> **Aim of the task**: Among the lines of the listing below, retype exactly those from the one containing "Give me the D3.js source for this chart." through the one containing "d3.scaleLinear().domain([0, 50]).range([plotBottom, plotTop]);", both included. Do not include pictures.

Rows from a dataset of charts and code
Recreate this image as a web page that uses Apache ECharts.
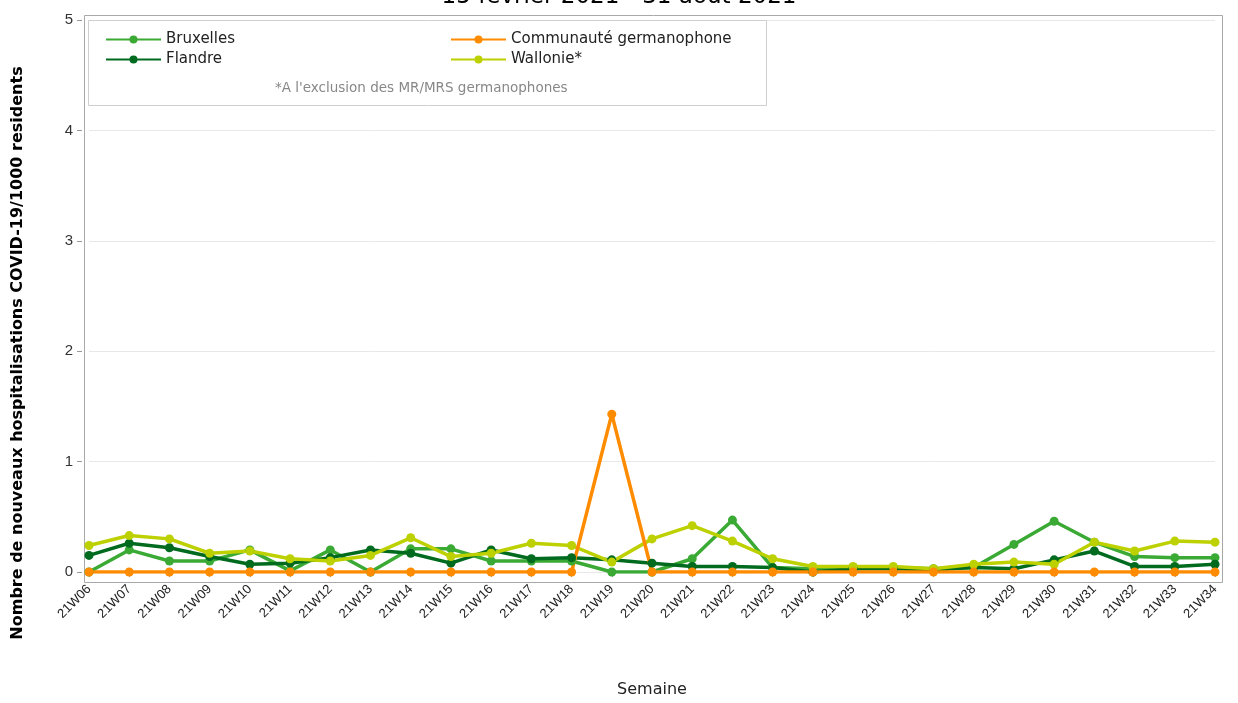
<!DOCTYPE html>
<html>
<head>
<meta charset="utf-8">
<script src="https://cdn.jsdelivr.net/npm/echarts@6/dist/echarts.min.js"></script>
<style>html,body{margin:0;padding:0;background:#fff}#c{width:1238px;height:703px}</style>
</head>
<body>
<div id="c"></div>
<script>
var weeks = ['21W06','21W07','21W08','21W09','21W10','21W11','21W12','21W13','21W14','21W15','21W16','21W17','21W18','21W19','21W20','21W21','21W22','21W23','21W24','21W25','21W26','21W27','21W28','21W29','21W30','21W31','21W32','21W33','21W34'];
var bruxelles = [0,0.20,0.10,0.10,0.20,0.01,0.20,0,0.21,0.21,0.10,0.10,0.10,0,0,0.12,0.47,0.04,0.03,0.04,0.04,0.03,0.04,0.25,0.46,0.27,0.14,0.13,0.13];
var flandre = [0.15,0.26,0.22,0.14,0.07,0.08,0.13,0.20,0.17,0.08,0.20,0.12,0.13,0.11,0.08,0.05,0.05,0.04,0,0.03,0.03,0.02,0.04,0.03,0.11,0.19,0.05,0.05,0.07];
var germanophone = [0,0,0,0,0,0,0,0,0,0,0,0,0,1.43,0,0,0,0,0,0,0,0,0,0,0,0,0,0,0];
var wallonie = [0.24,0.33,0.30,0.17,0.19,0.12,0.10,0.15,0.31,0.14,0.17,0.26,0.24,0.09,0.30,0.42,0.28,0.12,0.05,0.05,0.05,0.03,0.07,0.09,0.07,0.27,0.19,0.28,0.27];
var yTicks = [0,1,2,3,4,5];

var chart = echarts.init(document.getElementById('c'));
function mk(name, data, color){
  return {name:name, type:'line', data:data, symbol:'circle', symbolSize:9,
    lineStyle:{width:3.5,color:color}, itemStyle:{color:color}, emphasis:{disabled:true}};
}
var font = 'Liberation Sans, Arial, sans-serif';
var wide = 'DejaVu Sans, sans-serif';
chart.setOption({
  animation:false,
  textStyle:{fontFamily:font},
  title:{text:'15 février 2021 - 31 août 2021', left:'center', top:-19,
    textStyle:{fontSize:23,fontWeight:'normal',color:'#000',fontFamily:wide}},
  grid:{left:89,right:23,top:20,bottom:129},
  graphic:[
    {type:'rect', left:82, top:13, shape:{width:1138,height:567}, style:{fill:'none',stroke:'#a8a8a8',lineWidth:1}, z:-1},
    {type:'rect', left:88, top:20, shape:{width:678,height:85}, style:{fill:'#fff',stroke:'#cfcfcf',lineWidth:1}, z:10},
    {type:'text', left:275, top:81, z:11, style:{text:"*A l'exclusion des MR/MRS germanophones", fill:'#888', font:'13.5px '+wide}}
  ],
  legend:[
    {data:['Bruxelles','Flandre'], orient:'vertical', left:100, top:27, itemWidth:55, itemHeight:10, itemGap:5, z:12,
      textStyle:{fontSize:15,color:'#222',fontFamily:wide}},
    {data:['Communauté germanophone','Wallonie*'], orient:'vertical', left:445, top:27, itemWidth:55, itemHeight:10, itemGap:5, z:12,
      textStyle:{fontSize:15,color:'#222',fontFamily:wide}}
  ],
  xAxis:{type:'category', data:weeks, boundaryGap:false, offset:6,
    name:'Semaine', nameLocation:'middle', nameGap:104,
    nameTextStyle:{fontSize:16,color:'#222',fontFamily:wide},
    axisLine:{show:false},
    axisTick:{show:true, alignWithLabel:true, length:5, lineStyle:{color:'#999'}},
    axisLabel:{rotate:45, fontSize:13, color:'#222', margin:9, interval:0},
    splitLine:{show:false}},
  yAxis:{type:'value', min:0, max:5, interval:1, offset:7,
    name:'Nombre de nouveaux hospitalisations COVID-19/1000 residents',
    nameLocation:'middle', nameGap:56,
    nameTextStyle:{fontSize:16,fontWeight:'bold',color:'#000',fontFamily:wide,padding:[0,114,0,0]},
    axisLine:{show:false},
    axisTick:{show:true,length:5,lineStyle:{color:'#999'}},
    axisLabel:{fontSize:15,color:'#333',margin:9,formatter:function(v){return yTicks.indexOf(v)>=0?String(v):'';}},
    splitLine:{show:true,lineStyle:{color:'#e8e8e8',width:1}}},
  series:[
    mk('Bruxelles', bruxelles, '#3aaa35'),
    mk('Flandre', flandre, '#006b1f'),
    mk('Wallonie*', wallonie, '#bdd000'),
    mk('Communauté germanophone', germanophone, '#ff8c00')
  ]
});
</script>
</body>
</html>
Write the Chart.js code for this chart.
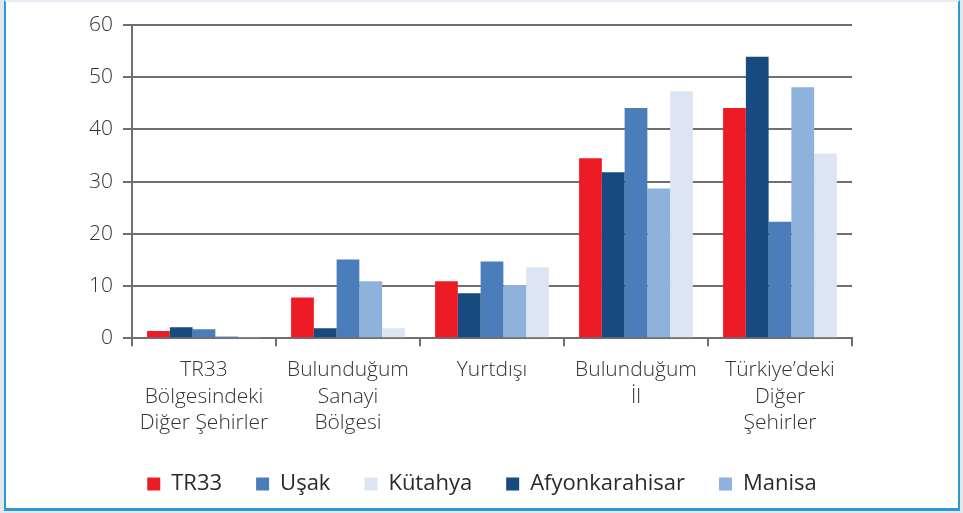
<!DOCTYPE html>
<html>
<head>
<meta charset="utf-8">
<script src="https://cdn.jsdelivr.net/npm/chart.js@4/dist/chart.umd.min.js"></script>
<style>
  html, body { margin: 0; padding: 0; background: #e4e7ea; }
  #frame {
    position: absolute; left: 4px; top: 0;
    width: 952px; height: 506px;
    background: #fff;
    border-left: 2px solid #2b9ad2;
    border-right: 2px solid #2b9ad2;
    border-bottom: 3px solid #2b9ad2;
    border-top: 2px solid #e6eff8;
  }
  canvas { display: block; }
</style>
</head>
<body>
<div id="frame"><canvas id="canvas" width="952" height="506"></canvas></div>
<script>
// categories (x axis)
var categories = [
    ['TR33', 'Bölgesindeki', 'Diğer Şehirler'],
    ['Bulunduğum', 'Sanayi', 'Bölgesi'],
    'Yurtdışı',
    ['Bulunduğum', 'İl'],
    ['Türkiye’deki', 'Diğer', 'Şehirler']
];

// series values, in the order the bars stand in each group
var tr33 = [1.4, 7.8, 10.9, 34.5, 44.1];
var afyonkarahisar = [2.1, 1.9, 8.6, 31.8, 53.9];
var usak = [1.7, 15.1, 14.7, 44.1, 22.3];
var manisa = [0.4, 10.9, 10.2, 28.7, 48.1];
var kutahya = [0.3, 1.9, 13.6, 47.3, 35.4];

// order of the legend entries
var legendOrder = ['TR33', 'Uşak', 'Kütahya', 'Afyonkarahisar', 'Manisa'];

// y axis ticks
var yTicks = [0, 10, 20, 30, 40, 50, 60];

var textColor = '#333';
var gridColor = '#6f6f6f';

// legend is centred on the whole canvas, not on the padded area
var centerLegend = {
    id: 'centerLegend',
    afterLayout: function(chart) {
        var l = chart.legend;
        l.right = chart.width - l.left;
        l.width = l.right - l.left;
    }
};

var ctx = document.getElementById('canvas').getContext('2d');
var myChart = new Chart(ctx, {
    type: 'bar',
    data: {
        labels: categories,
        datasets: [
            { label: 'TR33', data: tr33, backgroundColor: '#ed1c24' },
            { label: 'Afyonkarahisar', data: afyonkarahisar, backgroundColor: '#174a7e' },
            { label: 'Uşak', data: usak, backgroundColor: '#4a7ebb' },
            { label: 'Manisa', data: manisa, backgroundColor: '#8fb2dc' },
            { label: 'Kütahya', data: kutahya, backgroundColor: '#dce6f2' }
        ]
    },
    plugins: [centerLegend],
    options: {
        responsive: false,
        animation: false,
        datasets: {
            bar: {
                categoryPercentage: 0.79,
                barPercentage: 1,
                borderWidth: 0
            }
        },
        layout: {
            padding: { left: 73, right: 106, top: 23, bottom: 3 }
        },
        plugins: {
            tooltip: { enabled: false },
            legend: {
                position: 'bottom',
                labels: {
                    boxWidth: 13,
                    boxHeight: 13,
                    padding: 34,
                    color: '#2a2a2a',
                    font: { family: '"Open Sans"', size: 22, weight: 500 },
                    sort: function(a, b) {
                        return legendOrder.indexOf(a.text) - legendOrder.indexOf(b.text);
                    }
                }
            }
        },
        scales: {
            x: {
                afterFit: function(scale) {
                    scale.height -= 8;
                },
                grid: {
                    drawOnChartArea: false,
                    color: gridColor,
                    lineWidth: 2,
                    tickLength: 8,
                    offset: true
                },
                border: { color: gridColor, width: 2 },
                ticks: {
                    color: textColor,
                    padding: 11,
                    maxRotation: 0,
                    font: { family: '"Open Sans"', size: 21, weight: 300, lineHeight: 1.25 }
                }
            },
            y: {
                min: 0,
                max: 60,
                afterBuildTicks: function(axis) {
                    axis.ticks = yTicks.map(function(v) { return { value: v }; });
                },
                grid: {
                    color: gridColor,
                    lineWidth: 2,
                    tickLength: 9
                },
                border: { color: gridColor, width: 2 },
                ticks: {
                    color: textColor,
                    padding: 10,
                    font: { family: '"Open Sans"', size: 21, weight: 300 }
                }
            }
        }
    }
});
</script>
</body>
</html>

--

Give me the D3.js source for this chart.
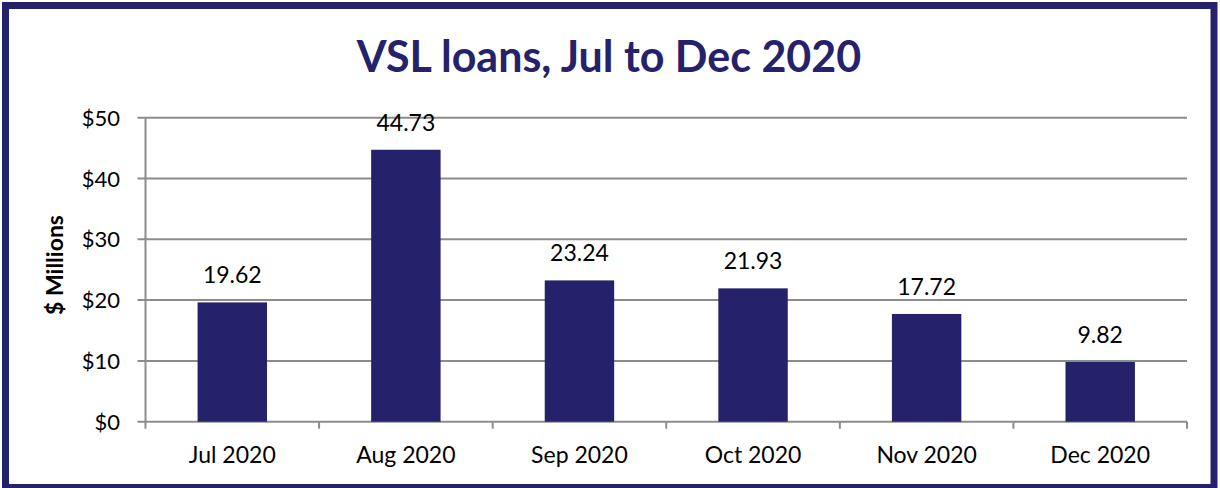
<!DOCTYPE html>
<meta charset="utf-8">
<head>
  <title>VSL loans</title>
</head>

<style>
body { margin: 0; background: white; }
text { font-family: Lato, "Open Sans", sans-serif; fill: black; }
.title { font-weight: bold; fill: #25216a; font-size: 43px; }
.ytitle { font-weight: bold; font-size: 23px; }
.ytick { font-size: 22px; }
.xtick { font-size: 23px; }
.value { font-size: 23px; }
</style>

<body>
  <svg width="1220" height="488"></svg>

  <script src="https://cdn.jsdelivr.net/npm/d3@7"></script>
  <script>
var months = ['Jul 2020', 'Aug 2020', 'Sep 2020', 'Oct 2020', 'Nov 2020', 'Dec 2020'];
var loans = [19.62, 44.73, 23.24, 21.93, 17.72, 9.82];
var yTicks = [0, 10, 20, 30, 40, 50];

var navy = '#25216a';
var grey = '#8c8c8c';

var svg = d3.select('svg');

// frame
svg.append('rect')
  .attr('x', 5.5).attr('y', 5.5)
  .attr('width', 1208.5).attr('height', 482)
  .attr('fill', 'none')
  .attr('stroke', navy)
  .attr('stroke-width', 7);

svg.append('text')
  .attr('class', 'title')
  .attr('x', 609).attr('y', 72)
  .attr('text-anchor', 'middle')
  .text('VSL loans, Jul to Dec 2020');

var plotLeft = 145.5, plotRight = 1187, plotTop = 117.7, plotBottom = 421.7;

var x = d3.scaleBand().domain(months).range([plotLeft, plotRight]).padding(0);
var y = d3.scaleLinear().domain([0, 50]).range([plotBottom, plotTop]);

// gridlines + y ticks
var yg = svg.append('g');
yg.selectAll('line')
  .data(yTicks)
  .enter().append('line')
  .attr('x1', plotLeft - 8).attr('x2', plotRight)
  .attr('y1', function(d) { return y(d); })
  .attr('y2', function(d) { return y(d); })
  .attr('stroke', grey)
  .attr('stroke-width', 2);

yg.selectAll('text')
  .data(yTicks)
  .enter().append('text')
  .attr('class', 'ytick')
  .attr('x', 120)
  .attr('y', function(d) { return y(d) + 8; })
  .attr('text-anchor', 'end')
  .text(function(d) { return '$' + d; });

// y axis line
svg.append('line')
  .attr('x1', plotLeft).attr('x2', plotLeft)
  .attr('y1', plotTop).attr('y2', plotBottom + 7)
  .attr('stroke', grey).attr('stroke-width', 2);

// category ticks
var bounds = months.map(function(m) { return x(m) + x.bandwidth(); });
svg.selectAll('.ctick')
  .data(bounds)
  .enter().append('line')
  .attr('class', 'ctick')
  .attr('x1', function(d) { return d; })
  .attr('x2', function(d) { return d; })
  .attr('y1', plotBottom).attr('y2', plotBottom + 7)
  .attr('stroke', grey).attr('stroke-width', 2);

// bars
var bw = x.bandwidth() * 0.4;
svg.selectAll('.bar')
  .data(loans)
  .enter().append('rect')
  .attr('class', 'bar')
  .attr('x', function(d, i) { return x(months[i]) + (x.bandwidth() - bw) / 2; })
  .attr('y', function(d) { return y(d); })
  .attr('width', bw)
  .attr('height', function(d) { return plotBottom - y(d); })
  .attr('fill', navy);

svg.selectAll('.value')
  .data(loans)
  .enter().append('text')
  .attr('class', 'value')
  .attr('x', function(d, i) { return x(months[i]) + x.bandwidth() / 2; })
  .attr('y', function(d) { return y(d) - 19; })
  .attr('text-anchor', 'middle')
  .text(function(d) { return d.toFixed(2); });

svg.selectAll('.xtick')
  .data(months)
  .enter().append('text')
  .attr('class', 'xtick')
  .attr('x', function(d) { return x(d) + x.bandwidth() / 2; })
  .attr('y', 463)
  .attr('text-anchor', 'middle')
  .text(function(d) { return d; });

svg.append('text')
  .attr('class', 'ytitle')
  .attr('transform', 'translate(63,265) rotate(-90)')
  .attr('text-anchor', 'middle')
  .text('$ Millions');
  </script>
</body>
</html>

> **Completed exercise**:
Give me the D3.js source for this chart.
<!DOCTYPE html>
<meta charset="utf-8">
<head>
  <title>VSL loans</title>
</head>

<style>
body { margin: 0; background: white; }
text { font-family: Lato, "Open Sans", sans-serif; fill: black; }
.title { font-weight: bold; fill: #25216a; font-size: 43px; }
.ytitle { font-weight: bold; font-size: 23px; }
.ytick { font-size: 22px; }
.xtick { font-size: 23px; }
.value { font-size: 23px; }
</style>

<body>
  <svg width="1220" height="488"></svg>

  <script src="https://cdn.jsdelivr.net/npm/d3@7"></script>
  <script>
var months = ['Jul 2020', 'Aug 2020', 'Sep 2020', 'Oct 2020', 'Nov 2020', 'Dec 2020'];
var loans = [19.62, 44.73, 23.24, 21.93, 17.72, 9.82];
var yTicks = [0, 10, 20, 30, 40, 50];

var navy = '#25216a';
var grey = '#8c8c8c';

var svg = d3.select('svg');

// frame
svg.append('rect')
  .attr('x', 5.5).attr('y', 5.5)
  .attr('width', 1208.5).attr('height', 482)
  .attr('fill', 'none')
  .attr('stroke', navy)
  .attr('stroke-width', 7);

svg.append('text')
  .attr('class', 'title')
  .attr('x', 609).attr('y', 72)
  .attr('text-anchor', 'middle')
  .text('VSL loans, Jul to Dec 2020');

var plotLeft = 145.5, plotRight = 1187, plotTop = 117.7, plotBottom = 421.7;

var x = d3.scaleBand().domain(months).range([plotLeft, plotRight]).padding(0);
var y = d3.scaleLinear().domain([0, 50]).range([plotBottom, plotTop]);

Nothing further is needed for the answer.